En politique, naturellement, chaque démarche a son compte de profits et de pertes. Mais en ce qui concerne l’organisation des Frères, interdire cette organisation et l’inscrire sur les listes du terrorisme est de nature à tarir les sources de l’extrémisme et du terrorisme. Il faut plutôt considérer que l’aspect juridique de la question n’est pas vraiment un obstacle. Le réel obstacle est plutôt les calculs politiques entourant la décision américaine qui a été reportée il y a des années.
On comprend aussi que les intérêts des grandes puissances sont mêlés aux groupes politiques islamistes depuis des décennies. Dans ces pays, certains parient encore sur ces groupes pour qu’ils remplissent certains rôles et réalisent leurs intérêts stratégiques dans certaines circonstances et certains délais.

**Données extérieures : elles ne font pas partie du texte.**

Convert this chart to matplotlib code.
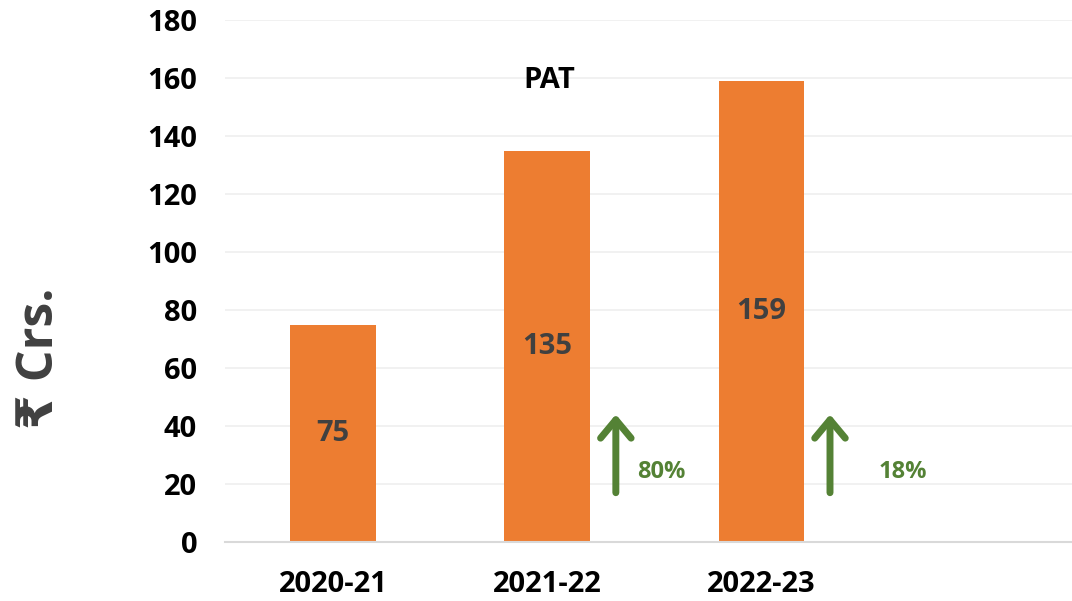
import matplotlib.pyplot as plt

# data
years = ['2020-21', '2021-22', '2022-23']
pat = [75, 135, 159]
growth = ['', '80%', '18%']

plt.rcParams['font.family'] = ['Open Sans', 'DejaVu Sans']

fig = plt.figure(figsize=(10.72, 6.01), dpi=100)
ax = fig.add_axes([225 / 1072, 1 - 542 / 601, 1 - 225 / 1072, (542 - 20) / 601])

x = list(range(len(years)))
ax.bar(x, pat, width=0.40, color='#ED7D31', zorder=2)

for i, v in enumerate(pat):
    ax.text(i, v / 2, str(v), ha='center', va='center', fontsize=21,
            fontweight='bold', color='#404040', zorder=3)

# growth arrows
green = '#548235'
for i, g in enumerate(growth):
    if not g:
        continue
    ax.annotate('', xy=(i - 1 + 1.32, 44), xytext=(i - 1 + 1.32, 17),
                arrowprops=dict(arrowstyle='->,head_length=0.6,head_width=0.5',
                                color=green, lw=5, capstyle='round',
                                joinstyle='round', shrinkA=0, shrinkB=0,
                                mutation_scale=22),
                zorder=3)
    ax.text(i - 1 + 1.53 + (0.13 if i == 2 else 0), 24, g, ha='center',
            va='center', fontsize=17, fontweight='bold', color=green, zorder=3)

ax.text(1.01, 159, 'PAT', ha='center', va='center', fontsize=21,
        fontweight='bold', color='black', zorder=3)

ax.set_xlim(-0.505, 3.45)
ax.set_ylim(0, 180)
ax.set_yticks(range(0, 181, 20))
ax.set_xticks(x)
ax.set_xticklabels(years)
ax.yaxis.grid(True, color='#EFEFEF', lw=1.2, zorder=0)
ax.set_axisbelow(True)
for s in ['top', 'right', 'left']:
    ax.spines[s].set_visible(False)
ax.spines['bottom'].set_color('#D9D9D9')
ax.spines['bottom'].set_linewidth(1.5)
ax.tick_params(axis='both', length=0, labelsize=21)
ax.tick_params(axis='y', pad=20)
ax.tick_params(axis='x', pad=20)
for lab in ax.get_xticklabels() + ax.get_yticklabels():
    lab.set_fontweight('bold')
    lab.set_color('black')

fig.text(40 / 1072, 1 - 358 / 601, '₹ Crs.', rotation=90, ha='center',
         va='center', fontsize=36, fontweight='bold', color='#404040')

fig.savefig('out.png', dpi=100, facecolor='white')
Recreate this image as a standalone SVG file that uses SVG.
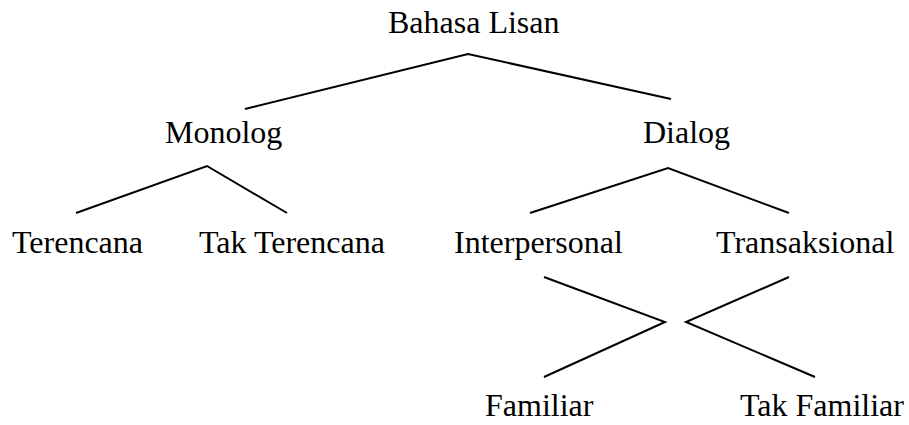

Mais les gens ont dit leurs mots sur ce genre de groupes et les ont carrément rejetés. Ils n’ont plus la raison d’être qu’ils se sont développés dans le passé, que ce soit en raison de la prise de conscience croissante des sociétés, de la découverte de la vérité de ces groupes et de leurs agendas cachés, ou en raison de la mise à nu du véritable visage de ces organisations et de leur implication dans des pratiques violentes et sanguinaires et de la création de dizaines d’organisations extrémistes, terroristes, violentes et meurtrières sous différents noms et slogans.
Face à la menace de la terreur et du fanatisme, on ne peut pas se contenter de tenir le bâton au milieu, ni de tenter de concilier les dangers et les intérêts. Les inconvénients de garder le silence sur les organisations terroristes l’emportent sur les gains potentiels ou souhaités tirés de ces organismes à court et à long terme. Une attitude résolue des États-Unis à l’égard des Frères serait déterminante dans leurs relations avec les pays arabes et islamiques.